start STORED DATA
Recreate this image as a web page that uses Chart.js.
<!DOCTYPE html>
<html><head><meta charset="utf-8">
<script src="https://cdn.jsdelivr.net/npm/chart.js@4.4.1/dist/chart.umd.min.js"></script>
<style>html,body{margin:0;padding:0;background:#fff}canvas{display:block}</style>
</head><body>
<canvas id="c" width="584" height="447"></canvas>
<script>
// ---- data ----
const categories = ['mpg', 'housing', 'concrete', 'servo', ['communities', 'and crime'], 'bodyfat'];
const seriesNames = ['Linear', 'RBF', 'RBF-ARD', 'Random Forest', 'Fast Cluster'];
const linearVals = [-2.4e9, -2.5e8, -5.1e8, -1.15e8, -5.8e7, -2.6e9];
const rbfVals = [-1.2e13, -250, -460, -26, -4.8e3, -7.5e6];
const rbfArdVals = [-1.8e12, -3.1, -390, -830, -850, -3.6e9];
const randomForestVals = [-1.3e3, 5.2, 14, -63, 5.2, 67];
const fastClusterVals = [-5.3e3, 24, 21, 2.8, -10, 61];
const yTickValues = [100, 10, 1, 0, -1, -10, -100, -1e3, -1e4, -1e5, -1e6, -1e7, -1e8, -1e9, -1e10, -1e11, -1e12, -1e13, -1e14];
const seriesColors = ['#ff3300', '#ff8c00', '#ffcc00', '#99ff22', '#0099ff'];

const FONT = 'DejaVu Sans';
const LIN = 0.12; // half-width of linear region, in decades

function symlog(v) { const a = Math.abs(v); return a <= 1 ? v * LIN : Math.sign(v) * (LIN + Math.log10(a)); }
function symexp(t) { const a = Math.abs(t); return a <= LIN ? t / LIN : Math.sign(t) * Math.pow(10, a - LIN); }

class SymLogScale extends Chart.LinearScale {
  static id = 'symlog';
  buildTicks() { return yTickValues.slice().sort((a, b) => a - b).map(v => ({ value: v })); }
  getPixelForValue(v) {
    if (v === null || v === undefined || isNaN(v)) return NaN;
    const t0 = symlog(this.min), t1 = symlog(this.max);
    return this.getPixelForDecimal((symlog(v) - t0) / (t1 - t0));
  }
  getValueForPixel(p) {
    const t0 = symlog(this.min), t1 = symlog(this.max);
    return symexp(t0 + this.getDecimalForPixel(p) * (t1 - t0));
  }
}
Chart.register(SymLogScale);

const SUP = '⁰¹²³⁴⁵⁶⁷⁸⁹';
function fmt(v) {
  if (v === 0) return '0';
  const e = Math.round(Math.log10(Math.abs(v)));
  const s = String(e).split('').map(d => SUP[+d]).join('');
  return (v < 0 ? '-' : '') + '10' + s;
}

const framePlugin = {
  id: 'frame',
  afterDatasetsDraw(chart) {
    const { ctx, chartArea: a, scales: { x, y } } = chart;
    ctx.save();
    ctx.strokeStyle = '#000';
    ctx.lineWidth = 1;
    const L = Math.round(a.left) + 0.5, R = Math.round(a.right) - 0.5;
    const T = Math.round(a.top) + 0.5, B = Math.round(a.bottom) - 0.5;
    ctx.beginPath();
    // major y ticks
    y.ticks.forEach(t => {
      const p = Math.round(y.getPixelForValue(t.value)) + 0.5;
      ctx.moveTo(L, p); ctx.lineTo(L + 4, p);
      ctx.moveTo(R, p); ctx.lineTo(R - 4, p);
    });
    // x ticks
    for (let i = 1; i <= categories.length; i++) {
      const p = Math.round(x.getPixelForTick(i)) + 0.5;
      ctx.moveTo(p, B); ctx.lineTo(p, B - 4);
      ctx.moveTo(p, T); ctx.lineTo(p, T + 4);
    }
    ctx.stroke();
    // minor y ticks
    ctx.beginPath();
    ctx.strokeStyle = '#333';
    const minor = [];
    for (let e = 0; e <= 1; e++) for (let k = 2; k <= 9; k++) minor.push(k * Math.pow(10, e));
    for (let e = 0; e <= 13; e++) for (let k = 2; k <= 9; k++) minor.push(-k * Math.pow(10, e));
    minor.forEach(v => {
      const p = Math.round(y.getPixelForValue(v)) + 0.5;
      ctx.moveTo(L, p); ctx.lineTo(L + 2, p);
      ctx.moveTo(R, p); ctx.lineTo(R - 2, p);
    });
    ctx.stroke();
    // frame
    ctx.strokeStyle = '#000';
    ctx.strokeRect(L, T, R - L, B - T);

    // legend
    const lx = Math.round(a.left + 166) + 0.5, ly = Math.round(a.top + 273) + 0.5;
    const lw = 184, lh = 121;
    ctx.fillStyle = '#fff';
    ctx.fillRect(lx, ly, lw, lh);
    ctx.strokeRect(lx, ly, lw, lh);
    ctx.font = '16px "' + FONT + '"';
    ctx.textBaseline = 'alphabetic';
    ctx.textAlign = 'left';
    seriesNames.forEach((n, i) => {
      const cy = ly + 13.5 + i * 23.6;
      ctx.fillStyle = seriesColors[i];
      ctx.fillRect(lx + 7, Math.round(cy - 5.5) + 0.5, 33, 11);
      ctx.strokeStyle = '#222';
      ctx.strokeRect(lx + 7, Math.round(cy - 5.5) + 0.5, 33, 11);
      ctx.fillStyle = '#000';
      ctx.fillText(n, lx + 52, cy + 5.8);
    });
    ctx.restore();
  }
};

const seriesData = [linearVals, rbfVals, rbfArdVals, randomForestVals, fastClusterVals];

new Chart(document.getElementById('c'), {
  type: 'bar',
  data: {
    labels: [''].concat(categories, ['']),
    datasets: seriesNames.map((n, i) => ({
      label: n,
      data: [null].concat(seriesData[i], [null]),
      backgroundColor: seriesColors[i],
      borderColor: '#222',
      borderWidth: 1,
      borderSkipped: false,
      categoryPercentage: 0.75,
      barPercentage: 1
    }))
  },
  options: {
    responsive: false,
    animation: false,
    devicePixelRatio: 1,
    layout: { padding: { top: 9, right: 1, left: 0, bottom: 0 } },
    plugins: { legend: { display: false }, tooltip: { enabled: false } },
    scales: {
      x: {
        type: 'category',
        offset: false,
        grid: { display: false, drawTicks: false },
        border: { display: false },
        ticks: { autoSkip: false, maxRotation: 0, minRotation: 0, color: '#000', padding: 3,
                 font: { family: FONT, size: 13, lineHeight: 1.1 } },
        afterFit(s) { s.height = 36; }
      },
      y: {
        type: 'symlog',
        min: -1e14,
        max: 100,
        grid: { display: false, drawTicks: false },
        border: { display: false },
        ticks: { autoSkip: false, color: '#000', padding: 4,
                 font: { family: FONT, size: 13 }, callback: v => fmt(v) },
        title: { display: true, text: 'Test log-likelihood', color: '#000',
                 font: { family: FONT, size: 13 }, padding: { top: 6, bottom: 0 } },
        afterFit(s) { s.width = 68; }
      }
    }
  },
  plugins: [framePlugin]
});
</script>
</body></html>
end STORED DATA
start STORED DATA
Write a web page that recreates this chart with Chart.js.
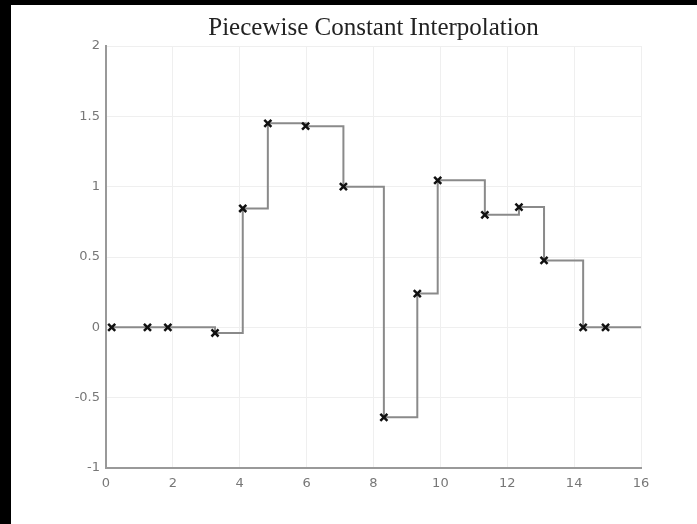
end STORED DATA
* EXERCISE TASK
Above are the entries. Quote exactly the lines from the one bearing "Recreate this image" through the one bearing "['#ff3300', '#ff8c00', '#ffcc00', '#99ff22', '#0099ff'];".

* SOLUTION TO THIS PROBLEM
Recreate this image as a web page that uses Chart.js.
<!DOCTYPE html>
<html><head><meta charset="utf-8">
<script src="https://cdn.jsdelivr.net/npm/chart.js@4.4.1/dist/chart.umd.min.js"></script>
<style>html,body{margin:0;padding:0;background:#fff}canvas{display:block}</style>
</head><body>
<canvas id="c" width="584" height="447"></canvas>
<script>
// ---- data ----
const categories = ['mpg', 'housing', 'concrete', 'servo', ['communities', 'and crime'], 'bodyfat'];
const seriesNames = ['Linear', 'RBF', 'RBF-ARD', 'Random Forest', 'Fast Cluster'];
const linearVals = [-2.4e9, -2.5e8, -5.1e8, -1.15e8, -5.8e7, -2.6e9];
const rbfVals = [-1.2e13, -250, -460, -26, -4.8e3, -7.5e6];
const rbfArdVals = [-1.8e12, -3.1, -390, -830, -850, -3.6e9];
const randomForestVals = [-1.3e3, 5.2, 14, -63, 5.2, 67];
const fastClusterVals = [-5.3e3, 24, 21, 2.8, -10, 61];
const yTickValues = [100, 10, 1, 0, -1, -10, -100, -1e3, -1e4, -1e5, -1e6, -1e7, -1e8, -1e9, -1e10, -1e11, -1e12, -1e13, -1e14];
const seriesColors = ['#ff3300', '#ff8c00', '#ffcc00', '#99ff22', '#0099ff'];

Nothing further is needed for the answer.